## [Entries supplied]
*****

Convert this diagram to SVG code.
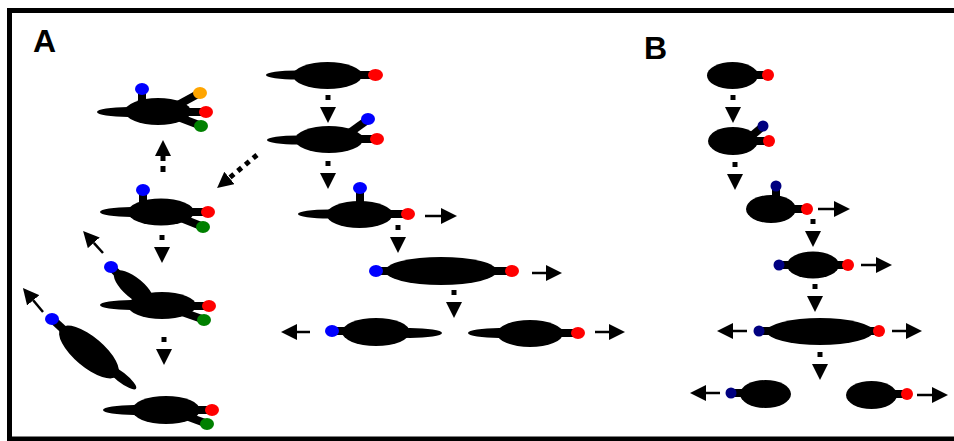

*****

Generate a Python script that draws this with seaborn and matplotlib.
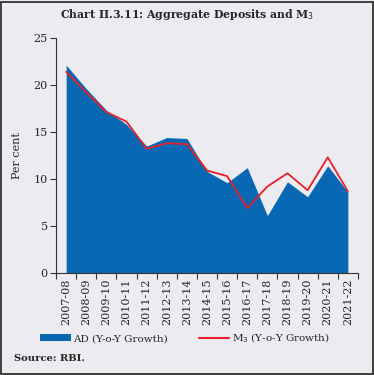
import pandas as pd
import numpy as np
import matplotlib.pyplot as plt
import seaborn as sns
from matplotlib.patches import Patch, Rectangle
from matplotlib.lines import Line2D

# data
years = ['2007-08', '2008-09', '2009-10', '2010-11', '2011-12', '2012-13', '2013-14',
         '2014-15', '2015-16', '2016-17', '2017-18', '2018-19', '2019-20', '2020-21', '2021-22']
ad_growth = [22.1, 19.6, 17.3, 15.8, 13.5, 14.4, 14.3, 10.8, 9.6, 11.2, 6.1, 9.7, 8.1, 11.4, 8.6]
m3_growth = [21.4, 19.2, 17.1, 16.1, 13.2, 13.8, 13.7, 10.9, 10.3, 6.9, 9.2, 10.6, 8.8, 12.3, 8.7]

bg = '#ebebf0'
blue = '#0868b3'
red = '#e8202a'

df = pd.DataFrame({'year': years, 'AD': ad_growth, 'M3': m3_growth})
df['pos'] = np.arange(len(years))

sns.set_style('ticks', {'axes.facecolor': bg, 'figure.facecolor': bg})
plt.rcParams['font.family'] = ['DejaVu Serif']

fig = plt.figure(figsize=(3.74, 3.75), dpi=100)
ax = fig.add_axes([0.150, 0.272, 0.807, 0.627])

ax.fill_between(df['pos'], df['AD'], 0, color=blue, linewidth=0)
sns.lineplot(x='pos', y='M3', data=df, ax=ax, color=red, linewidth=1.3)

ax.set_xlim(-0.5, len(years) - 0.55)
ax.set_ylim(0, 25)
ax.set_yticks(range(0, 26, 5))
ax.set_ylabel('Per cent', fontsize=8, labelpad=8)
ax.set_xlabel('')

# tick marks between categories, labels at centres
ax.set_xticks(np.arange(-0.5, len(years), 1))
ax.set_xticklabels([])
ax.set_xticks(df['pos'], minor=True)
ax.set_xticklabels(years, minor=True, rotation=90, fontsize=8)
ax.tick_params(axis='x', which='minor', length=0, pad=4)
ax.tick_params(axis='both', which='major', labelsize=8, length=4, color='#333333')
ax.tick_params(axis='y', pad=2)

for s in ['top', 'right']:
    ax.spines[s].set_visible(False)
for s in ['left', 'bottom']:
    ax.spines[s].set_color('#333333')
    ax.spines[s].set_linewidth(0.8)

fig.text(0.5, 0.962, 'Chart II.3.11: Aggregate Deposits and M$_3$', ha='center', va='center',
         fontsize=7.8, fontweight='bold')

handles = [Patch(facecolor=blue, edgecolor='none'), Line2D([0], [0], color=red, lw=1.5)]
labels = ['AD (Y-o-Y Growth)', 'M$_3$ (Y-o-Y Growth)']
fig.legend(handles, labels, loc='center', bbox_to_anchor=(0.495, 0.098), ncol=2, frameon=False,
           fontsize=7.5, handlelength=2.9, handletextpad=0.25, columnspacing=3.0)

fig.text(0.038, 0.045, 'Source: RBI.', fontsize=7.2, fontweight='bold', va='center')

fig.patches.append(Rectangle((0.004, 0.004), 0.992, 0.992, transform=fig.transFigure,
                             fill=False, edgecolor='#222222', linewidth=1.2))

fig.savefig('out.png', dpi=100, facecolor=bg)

*****

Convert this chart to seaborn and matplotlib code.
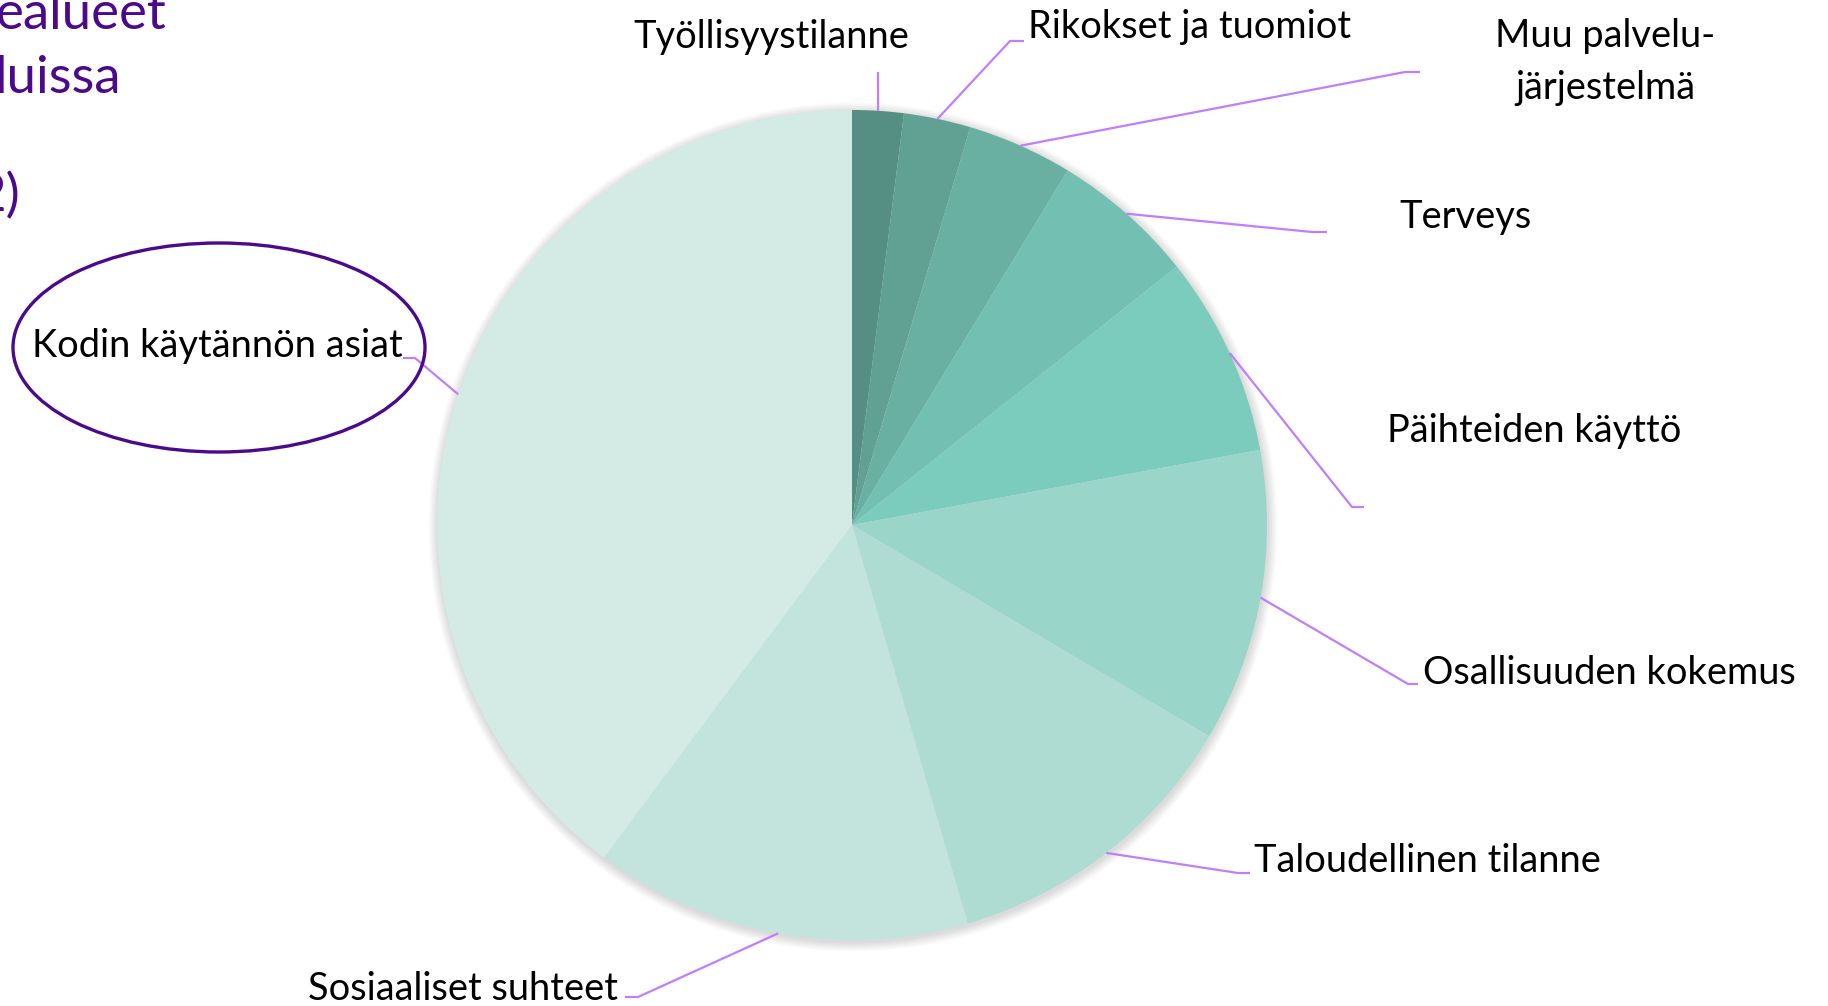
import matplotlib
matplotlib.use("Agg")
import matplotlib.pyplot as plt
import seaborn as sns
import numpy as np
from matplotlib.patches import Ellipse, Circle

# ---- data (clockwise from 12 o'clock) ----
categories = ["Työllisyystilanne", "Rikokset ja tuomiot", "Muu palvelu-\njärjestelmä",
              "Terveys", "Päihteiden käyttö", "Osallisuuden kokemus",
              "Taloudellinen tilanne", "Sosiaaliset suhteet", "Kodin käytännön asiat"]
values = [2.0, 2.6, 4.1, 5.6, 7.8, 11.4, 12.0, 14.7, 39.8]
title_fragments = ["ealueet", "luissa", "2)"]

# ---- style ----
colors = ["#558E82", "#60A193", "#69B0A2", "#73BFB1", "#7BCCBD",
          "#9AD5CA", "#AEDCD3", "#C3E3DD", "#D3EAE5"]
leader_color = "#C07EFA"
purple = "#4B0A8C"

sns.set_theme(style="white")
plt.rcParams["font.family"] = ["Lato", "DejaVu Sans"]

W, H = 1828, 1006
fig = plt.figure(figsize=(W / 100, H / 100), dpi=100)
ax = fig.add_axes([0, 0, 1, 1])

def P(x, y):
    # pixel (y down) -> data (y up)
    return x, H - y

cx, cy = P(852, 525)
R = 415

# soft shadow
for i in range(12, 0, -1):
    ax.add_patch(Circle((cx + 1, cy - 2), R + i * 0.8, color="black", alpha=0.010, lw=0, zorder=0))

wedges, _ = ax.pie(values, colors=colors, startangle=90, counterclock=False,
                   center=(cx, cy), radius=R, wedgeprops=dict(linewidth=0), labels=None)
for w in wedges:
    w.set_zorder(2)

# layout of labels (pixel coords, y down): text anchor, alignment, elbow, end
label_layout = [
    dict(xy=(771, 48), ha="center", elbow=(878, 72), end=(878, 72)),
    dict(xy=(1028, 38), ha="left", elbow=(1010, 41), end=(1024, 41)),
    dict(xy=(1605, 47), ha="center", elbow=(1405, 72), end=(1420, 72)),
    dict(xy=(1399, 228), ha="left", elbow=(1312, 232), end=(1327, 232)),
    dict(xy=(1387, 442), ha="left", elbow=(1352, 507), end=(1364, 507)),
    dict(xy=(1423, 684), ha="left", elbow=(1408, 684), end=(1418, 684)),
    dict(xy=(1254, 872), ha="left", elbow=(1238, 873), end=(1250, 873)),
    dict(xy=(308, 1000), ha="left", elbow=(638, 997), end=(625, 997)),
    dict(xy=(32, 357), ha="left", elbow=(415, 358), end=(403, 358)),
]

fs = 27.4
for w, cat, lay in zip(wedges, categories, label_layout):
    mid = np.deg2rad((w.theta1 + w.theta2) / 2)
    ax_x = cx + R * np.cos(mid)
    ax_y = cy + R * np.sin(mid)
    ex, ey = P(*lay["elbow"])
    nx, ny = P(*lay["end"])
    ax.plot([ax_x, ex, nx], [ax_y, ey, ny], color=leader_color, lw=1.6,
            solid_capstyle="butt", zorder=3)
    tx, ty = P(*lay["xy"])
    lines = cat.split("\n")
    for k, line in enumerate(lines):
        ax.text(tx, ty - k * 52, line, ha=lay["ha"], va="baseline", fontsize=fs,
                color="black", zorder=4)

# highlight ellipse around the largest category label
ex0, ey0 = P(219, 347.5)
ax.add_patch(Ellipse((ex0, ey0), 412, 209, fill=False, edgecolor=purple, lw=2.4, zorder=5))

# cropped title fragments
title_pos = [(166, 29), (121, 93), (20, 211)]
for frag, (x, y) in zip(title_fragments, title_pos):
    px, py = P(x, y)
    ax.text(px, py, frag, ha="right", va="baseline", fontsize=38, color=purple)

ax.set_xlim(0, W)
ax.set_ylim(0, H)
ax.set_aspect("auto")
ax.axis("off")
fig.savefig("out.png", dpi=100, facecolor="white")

*****

## [Required task]
Would you restate, exactly and with no pictures, the lines of the entries above from the one containing "Convert this chart" through the one containing "w.set_zorder(2)"?

## [Answer to the exercise]
Convert this chart to seaborn and matplotlib code.
import matplotlib
matplotlib.use("Agg")
import matplotlib.pyplot as plt
import seaborn as sns
import numpy as np
from matplotlib.patches import Ellipse, Circle

# ---- data (clockwise from 12 o'clock) ----
categories = ["Työllisyystilanne", "Rikokset ja tuomiot", "Muu palvelu-\njärjestelmä",
              "Terveys", "Päihteiden käyttö", "Osallisuuden kokemus",
              "Taloudellinen tilanne", "Sosiaaliset suhteet", "Kodin käytännön asiat"]
values = [2.0, 2.6, 4.1, 5.6, 7.8, 11.4, 12.0, 14.7, 39.8]
title_fragments = ["ealueet", "luissa", "2)"]

# ---- style ----
colors = ["#558E82", "#60A193", "#69B0A2", "#73BFB1", "#7BCCBD",
          "#9AD5CA", "#AEDCD3", "#C3E3DD", "#D3EAE5"]
leader_color = "#C07EFA"
purple = "#4B0A8C"

sns.set_theme(style="white")
plt.rcParams["font.family"] = ["Lato", "DejaVu Sans"]

W, H = 1828, 1006
fig = plt.figure(figsize=(W / 100, H / 100), dpi=100)
ax = fig.add_axes([0, 0, 1, 1])

def P(x, y):
    # pixel (y down) -> data (y up)
    return x, H - y

cx, cy = P(852, 525)
R = 415

# soft shadow
for i in range(12, 0, -1):
    ax.add_patch(Circle((cx + 1, cy - 2), R + i * 0.8, color="black", alpha=0.010, lw=0, zorder=0))

wedges, _ = ax.pie(values, colors=colors, startangle=90, counterclock=False,
                   center=(cx, cy), radius=R, wedgeprops=dict(linewidth=0), labels=None)
for w in wedges:
    w.set_zorder(2)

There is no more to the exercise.